The Earth’s orbital behaviors are responsible for more than just presenting us with a leap year every four years.
According to Michael E. Wysession, Ph.D., associate professor of Earth and planetary sciences in Arts & Sciences, parameters such as planetary gravitational attractions, the Earth’s elliptical orbit around the sun and the degree of tilt of our planet’s axis with respect to its path around the sun have implications for climate change and the advent of ice ages.
People often think of orbits as circular, but they’re not that smooth and simple.
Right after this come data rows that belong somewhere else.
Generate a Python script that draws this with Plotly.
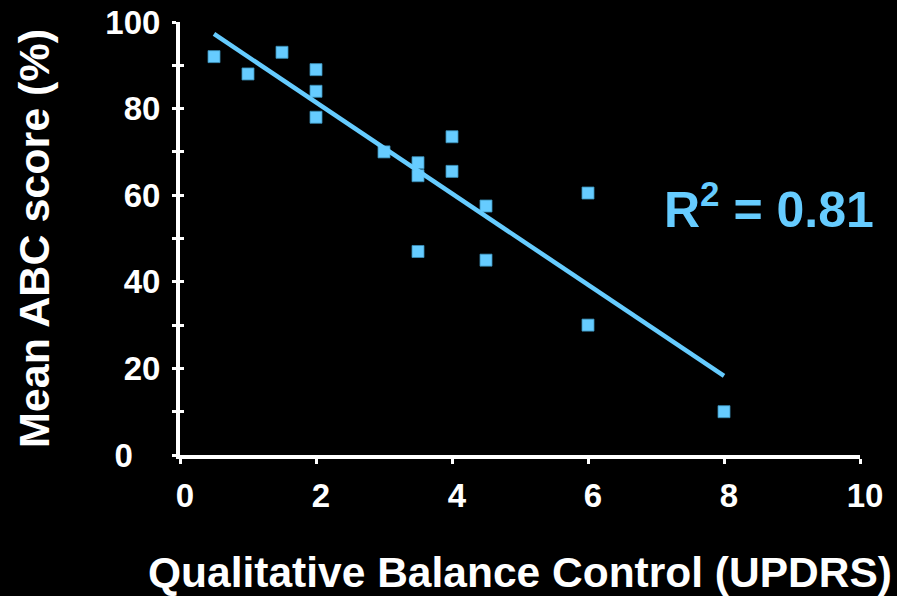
import plotly.graph_objects as go

# UPDRS balance score vs mean ABC score
updrs = [0.5, 1.0, 1.5, 2.0, 2.0, 2.0, 3.0, 3.5, 3.5, 3.5, 4.0, 4.0, 4.5, 4.5, 6.0, 6.0, 8.0]
abc = [92, 88, 93, 89, 84, 78, 70, 67.5, 64.5, 47, 73.5, 65.5, 57.5, 45, 60.5, 30, 10]

# Linear fit shown on the chart
fit_x = [0.5, 8.0]
fit_slope = -10.53
fit_intercept = 102.5
fit_y = [fit_intercept + fit_slope * v for v in fit_x]
r2_label = "R<sup>2</sup> = 0.81"

x_ticks = [0, 2, 4, 6, 8, 10]
y_ticks = [0, 20, 40, 60, 80, 100]
# the zero label sits a little further left than the others
y_ticktext = [str(v) + ("\u00a0\u00a0\u00a0" if v == 0 else "") for v in y_ticks]

blue = "#66CCFF"
font_family = "Liberation Sans, Arial, sans-serif"

fig = go.Figure()
fig.add_trace(go.Scatter(
    x=updrs, y=abc, mode="markers",
    marker=dict(symbol="square", size=12, color=blue, line=dict(width=0.8, color="#3a8fb8")),
    showlegend=False, cliponaxis=False,
))
fig.add_trace(go.Scatter(
    x=fit_x, y=fit_y, mode="lines",
    line=dict(color=blue, width=4.5),
    showlegend=False,
))
# inner half of the crossing y ticks
fig.add_trace(go.Scatter(x=[None], y=[None], yaxis="y2", showlegend=False))

fig.update_layout(
    width=897, height=596,
    paper_bgcolor="black", plot_bgcolor="black",
    margin=dict(l=180, r=37, t=22, b=141),
    font=dict(family=font_family, color="white"),
    xaxis=dict(
        range=[0, 10], tickvals=x_ticks, ticktext=[str(v) for v in x_ticks],
        showgrid=False, zeroline=False, automargin=False,
        showline=True, linecolor="white", linewidth=4,
        ticks="outside", ticklen=5, tickwidth=3, tickcolor="white",
        tickfont=dict(size=33, family=font_family, color="white", weight="bold"),
        ticklabelstandoff=3, ticklabelshift=5,
        title=dict(text="<b>Qualitative Balance Control (UPDRS)</b>",
                   font=dict(size=42.5, family=font_family, color="white"), standoff=47),
    ),
    yaxis=dict(
        range=[0, 100], tickvals=y_ticks, ticktext=y_ticktext,
        showgrid=False, zeroline=False, automargin=False,
        showline=True, linecolor="white", linewidth=4,
        ticks="outside", ticklen=4, tickwidth=3, tickcolor="white",
        minor=dict(ticks="outside", dtick=10, ticklen=4, tickwidth=3, tickcolor="white"),
        tickfont=dict(size=33, family=font_family, color="white", weight="bold"),
        ticklabelstandoff=5,
        title=dict(text="<b>Mean ABC score (%)</b>",
                   font=dict(size=43, family=font_family, color="white"), standoff=43),
    ),
    yaxis2=dict(
        overlaying="y", side="left", range=[0, 100], tickvals=y_ticks, automargin=False,
        showticklabels=False, showgrid=False, zeroline=False, showline=False,
        ticks="inside", ticklen=4, tickwidth=3, tickcolor="white",
        minor=dict(ticks="inside", dtick=10, ticklen=4, tickwidth=3, tickcolor="white"),
    ),
    annotations=[dict(
        x=1.023, y=0.575, xref="paper", yref="paper", xanchor="right", yanchor="middle",
        text="<b>" + r2_label + "</b>", showarrow=False,
        font=dict(size=50, family=font_family, color=blue),
    )],
)

fig.write_html("out.html")
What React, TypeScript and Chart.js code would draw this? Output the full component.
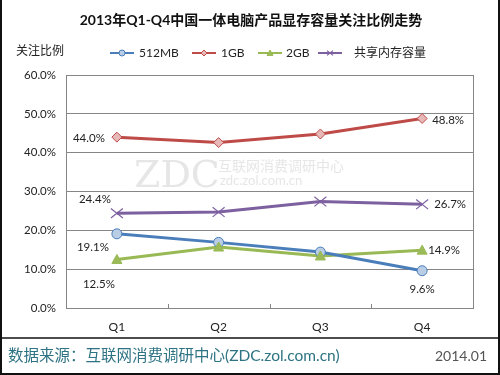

Orbits often are a less-than-perfect eccentric circle.
“All planets travel in an ellipse around the sun, but the shape of that ellipse oscillates,” Wysession said. “When the Earth’s orbit is more elliptical, the planet spends more time farther away from the sun, and the Earth gets less sunlight over the course of the year. These periods of more-elliptical orbits are separated by about 100,000 years. Ice ages occur about every 100,000 years, and they line up exactly with this change in the Earth’s elliptical shape.”
The purpose of the leap year is to keep our artificial calendars aligned with what the Earth actually does in its orbit around the sun and to ensure that roughly at noon on the winter solstice (Dec. 21) each year, the same point on the Earth is tilted toward the sun.
As in much of nature, the process is both neat and messy.
While modern humans are accustomed to thinking that the Earth takes 365 days to orbit the sun, it actually takes about 365.25 days. Thus, every four years the quarter day adds up to one whole day. If the quarter days were unaccounted for, the solstice would wander away from its Dec. 21 date over time.
“Earth’s 24-hour day is a transient thing,” Wysession said. “It actually takes 23 hours, 56 minutes and four seconds to make one revolution around its axis — that is, to go all the way around so that the stars will appear in the same point in the sky day after day.
“However, during that time, the Earth also has moved one more day along its orbit around the sun, so it actually has to spin a little bit more for the sun to arrive back in the same place in the sky. This amount of time is three minutes and 56 seconds, which makes the 24 hours,” he said.
However, Wysession said our time units — 60 seconds, 60 minutes, 24 hours — would mean nothing had humans evolved 100 million years earlier or later because the Earth spun much faster then, and today, like aging baby boomers, it is slowing down.
The amount of land versus the amount of water in the two hemispheres affects the severity of the Earth’s seasons.
“Seasons occur because in January, for instance, the North Pole points away from the sun, so the southern hemisphere gets more direct sunlight,” Wysession said. “Six months later, that is reversed. In terms of climate change, this has an impact because land heats up much more quickly than water, five times more quickly. The northern hemisphere has most of the land on Earth; the southern has most of the water. On Jan. 3 or 4 (it varies), the Earth is at its closest point to the sun (the perihelion), but because water heats up slowly, it doesn’t make as much difference in temperature in the southern hemisphere as it otherwise might.
“In the northern hemisphere summer, despite the Earth being farther away from the sun, land heats up much more quickly than the southern hemisphere’s water and heats up about the same amount consistently. The two hemispheres end up buffering the climate swing, producing less severe winters than we would have otherwise,” he said.
Stick around, though, if you like extremes. Wysession said that in the future — about 12,000 years from now — the Earth will be farther away from the sun in winter and closer to it in the summer, causing more severe temperature swings in these two seasons.
“Orbital parameters of Earth, the sun and moon and the planets have great effects on ice ages and other climatic changes,” he said. “Those major events are driven by very small changes in the planetary orbital functions.”